Aim of the exercise: The listing below begins with the first line you should copy; stop after the line containing "const stressTicks = [0, 2, 4, 6, 8, 10, 12, 14];", and drop every picture.

─── Dataset excerpt

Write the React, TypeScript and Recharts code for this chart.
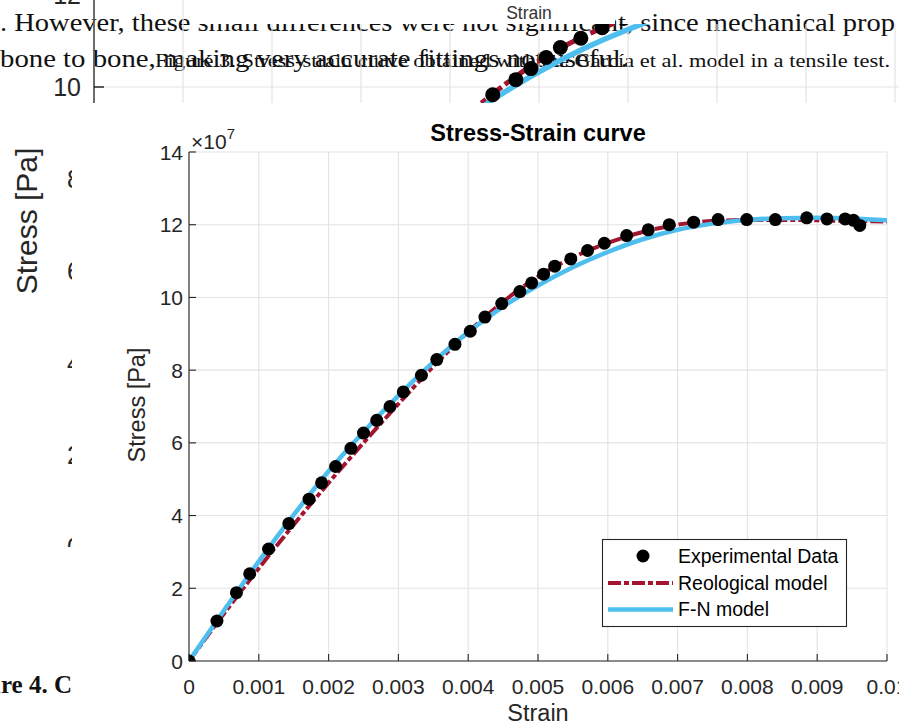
import React from 'react';
import { ComposedChart, Line, Scatter, XAxis, YAxis, CartesianGrid } from 'recharts';

// ---- data (stress values in units of 1e7 Pa) ----
const strainTicks = [0, 0.001, 0.002, 0.003, 0.004, 0.005, 0.006, 0.007, 0.008, 0.009, 0.01];
const stressTicks = [0, 2, 4, 6, 8, 10, 12, 14];

const expStrain = [
  0, 0.0004, 0.00068, 0.00087, 0.00114, 0.00143, 0.00172, 0.0019, 0.0021, 0.00232,
  0.0025, 0.00269, 0.00288, 0.00307, 0.00333, 0.00355, 0.00381, 0.00403, 0.00424, 0.00448,
  0.00474, 0.00491, 0.00508, 0.00524, 0.00547, 0.00571, 0.00595, 0.00627, 0.00658, 0.00688,
  0.00723, 0.00758, 0.00799, 0.0084, 0.00885, 0.00914, 0.0094, 0.00952, 0.00961,
];
const expStress = [
  0, 1.1, 1.88, 2.4, 3.08, 3.78, 4.45, 4.9, 5.35, 5.85,
  6.27, 6.62, 7.0, 7.4, 7.86, 8.29, 8.71, 9.07, 9.46, 9.83,
  10.16, 10.4, 10.64, 10.86, 11.06, 11.29, 11.49, 11.7, 11.86, 12.0,
  12.07, 12.14, 12.14, 12.14, 12.19, 12.16, 12.16, 12.12, 11.98,
];

const modelStrain = [
  0, 0.0005, 0.001, 0.0015, 0.002, 0.0025, 0.003, 0.0035, 0.004, 0.0045, 0.005,
  0.0055, 0.006, 0.0065, 0.007, 0.0075, 0.008, 0.0085, 0.009, 0.0095, 0.01,
];
const reoStress = [
  0, 1.3, 2.55, 3.75, 4.9, 6.0, 7.07, 8.1, 9.05, 9.88, 10.57,
  11.1, 11.5, 11.8, 12.0, 12.1, 12.13, 12.13, 12.12, 12.1, 12.09,
];
const fnStress = [
  0, 1.39, 2.74, 4.02, 5.22, 6.3, 7.3, 8.22, 9.05, 9.75, 10.33,
  10.83, 11.25, 11.6, 11.86, 12.03, 12.13, 12.18, 12.19, 12.17, 12.12,
];

const expData = expStrain.map((x, i) => ({ x, y: expStress[i] }));
const reoData = modelStrain.map((x, i) => ({ x, y: reoStress[i] }));
const fnData = modelStrain.map((x, i) => ({ x, y: fnStress[i] }));

const SANS = 'Liberation Sans, Arial, Helvetica, sans-serif';
const SERIF = 'Liberation Serif, Times New Roman, serif';
const AX = '#262626';
const RED = '#A2142F';
const BLUE = '#4DBEEE';
const GRID = '#e3e3e3';

const fmtStrain = (v: number) => String(Number(v.toFixed(3)));

const XTick = (props: any) => {
  const { x, y, payload } = props;
  return (
    <g>
      <line x1={x} y1={y} x2={x} y2={y - 7} stroke={AX} strokeWidth={1.1} />
      <text x={x} y={y + 33} textAnchor="middle" fontSize={21} fill={AX} fontFamily={SANS}>
        {fmtStrain(payload.value)}
      </text>
    </g>
  );
};

const YTick = (props: any) => {
  const { x, y, payload } = props;
  return (
    <g>
      <line x1={x} y1={y} x2={x + 7} y2={y} stroke={AX} strokeWidth={1.1} />
      <text x={x - 6} y={y + 7.5} textAnchor="end" fontSize={21} fill={AX} fontFamily={SANS}>
        {payload.value}
      </text>
    </g>
  );
};

const BgYTick = (props: any) => {
  const { x, y, payload } = props;
  return (
    <g>
      <line x1={x} y1={y} x2={x + 10} y2={y} stroke={AX} strokeWidth={1.3} />
      <text x={x - 13} y={y + 9} textAnchor="end" fontSize={25} fill={AX} fontFamily={SANS}>
        {payload.value}
      </text>
    </g>
  );
};

const Dot = (r: number) => (props: any) => {
  const { cx, cy } = props;
  return <circle cx={cx} cy={cy} r={r} fill="#000" />;
};

export default function App() {
  return (
    <div
      style={{
        position: 'absolute',
        left: 0,
        top: 0,
        width: 899,
        height: 724,
        overflow: 'hidden',
        background: '#fff',
      }}
    >
      {/* background page text */}
      <svg width={899} height={724} style={{ position: 'absolute', left: 0, top: 0 }}>
        <text x={0} y={31} fontSize={26} fontFamily={SERIF} fill="#111" textLength={895} lengthAdjust="spacingAndGlyphs">
          . However, these small differences were not significant, since mechanical prop
        </text>
        <rect x={193} y={0} width={422} height={24} fill="#fff" />
        <text x={529} y={19} fontSize={17.5} fontFamily={SANS} fill="#333" textAnchor="middle">
          Strain
        </text>
        <text x={0} y={67} fontSize={26} fontFamily={SERIF} fill="#111" textLength={628} lengthAdjust="spacingAndGlyphs">
          bone to bone, making very accurate fittings not useful.
        </text>
        <text x={155} y={67} fontSize={18} fontFamily={SERIF} fill="#111" textLength={735} lengthAdjust="spacingAndGlyphs">
          Figure 3. Stress-strain curve obtained with the García et al. model in a tensile test.
        </text>
        <text x={37} y={221} fontSize={30} fontFamily={SANS} fill={AX} textAnchor="middle" transform="rotate(-90 37 221)">
          Stress [Pa]
        </text>
        <text x={72} y={693} fontSize={25} fontWeight="bold" fontFamily={SERIF} fill="#111" textAnchor="end">
          Figure 4. C
        </text>
      </svg>

      {/* background figure (partly covered) */}
      <div
        style={{
          position: 'absolute',
          left: 0,
          top: -97,
          width: 984,
          height: 644,
          clipPath: 'polygon(0px 0px, 193px 0px, 193px 121px, 984px 121px, 984px 644px, 0px 644px)',
        }}
      >
        <ComposedChart width={984} height={644} margin={{ top: 0, right: 0, bottom: 0, left: 0 }}>
          <CartesianGrid stroke={GRID} strokeWidth={1.2} />
          <XAxis type="number" dataKey="x" domain={[0, 0.01]} ticks={strainTicks} hide allowDataOverflow />
          <YAxis
            type="number"
            dataKey="y"
            domain={[0, 14]}
            ticks={stressTicks}
            width={94}
            axisLine={{ stroke: AX, strokeWidth: 1.3 }}
            tickLine={false}
            tickSize={0}
            tickMargin={0}
            tick={<BgYTick />}
            interval={0}
            allowDataOverflow
          />
          <Scatter data={expData} dataKey="y" shape={Dot(7.5)} isAnimationActive={false} />
          <Line data={reoData} dataKey="y" type="monotone" stroke={RED} strokeWidth={5} strokeDasharray="16 4 6 4" dot={false} activeDot={false} isAnimationActive={false} />
          <Line data={fnData} dataKey="y" type="monotone" stroke={BLUE} strokeWidth={5.5} dot={false} activeDot={false} isAnimationActive={false} />
        </ComposedChart>
      </div>

      {/* main panel */}
      <div style={{ position: 'absolute', left: 72, top: 103, width: 827, height: 621, background: '#fff' }} />

      <div style={{ position: 'absolute', left: 0, top: 0 }}>
        <ComposedChart width={899} height={724} margin={{ top: 152, right: 12, bottom: 33, left: 0 }}>
          <CartesianGrid stroke={GRID} strokeWidth={1.1} />
          <XAxis
            type="number"
            dataKey="x"
            domain={[0, 0.01]}
            ticks={strainTicks}
            height={30}
            axisLine={{ stroke: AX, strokeWidth: 1.1 }}
            tickLine={false}
            tickSize={0}
            tickMargin={0}
            tick={<XTick />}
            interval={0}
            allowDataOverflow
          />
          <YAxis
            type="number"
            dataKey="y"
            domain={[0, 14]}
            ticks={stressTicks}
            width={189}
            axisLine={{ stroke: AX, strokeWidth: 1.1 }}
            tickLine={false}
            tickSize={0}
            tickMargin={0}
            tick={<YTick />}
            interval={0}
            allowDataOverflow
          />
          <Scatter data={expData} dataKey="y" shape={Dot(6.5)} isAnimationActive={false} />
          <Line data={reoData} dataKey="y" type="monotone" stroke={RED} strokeWidth={4} strokeDasharray="13 3 5 3" dot={false} activeDot={false} isAnimationActive={false} />
          <Line data={fnData} dataKey="y" type="monotone" stroke={BLUE} strokeWidth={4.5} dot={false} activeDot={false} isAnimationActive={false} />
        </ComposedChart>
      </div>

      {/* main titles, labels, legend */}
      <svg width={899} height={724} style={{ position: 'absolute', left: 0, top: 0, pointerEvents: 'none' }}>
        <text x={538} y={141} textAnchor="middle" fontSize={23.5} fontWeight="bold" fontFamily={SANS} fill="#000">
          Stress-Strain curve
        </text>
        <text x={191} y={149} fontSize={21} fontFamily={SANS} fill={AX}>
          ×10<tspan dy={-10} fontSize={15}>7</tspan>
        </text>
        <text x={145} y={405} textAnchor="middle" fontSize={23.5} fontFamily={SANS} fill={AX} transform="rotate(-90 145 405)">
          Stress [Pa]
        </text>
        <text x={538} y={721} textAnchor="middle" fontSize={23.5} fontFamily={SANS} fill={AX}>
          Strain
        </text>

        <rect x={602.5} y={539.5} width={244} height={87} fill="#fff" stroke={AX} strokeWidth={1.1} />
        <circle cx={643} cy={556} r={6.5} fill="#000" />
        <text x={678} y={563} fontSize={19.5} fontFamily={SANS} fill="#000">Experimental Data</text>
        <line x1={608} y1={583} x2={673} y2={583} stroke={RED} strokeWidth={4} strokeDasharray="13 3 5 3" />
        <text x={678} y={590} fontSize={19.5} fontFamily={SANS} fill="#000">Reological model</text>
        <line x1={608} y1={609.5} x2={673} y2={609.5} stroke={BLUE} strokeWidth={4.5} />
        <text x={678} y={616} fontSize={19.5} fontFamily={SANS} fill="#000">F-N model</text>
      </svg>
    </div>
  );
}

──────

Written answer:
Write the React, TypeScript and Recharts code for this chart.
import React from 'react';
import { ComposedChart, Line, Scatter, XAxis, YAxis, CartesianGrid } from 'recharts';

// ---- data (stress values in units of 1e7 Pa) ----
const strainTicks = [0, 0.001, 0.002, 0.003, 0.004, 0.005, 0.006, 0.007, 0.008, 0.009, 0.01];
const stressTicks = [0, 2, 4, 6, 8, 10, 12, 14];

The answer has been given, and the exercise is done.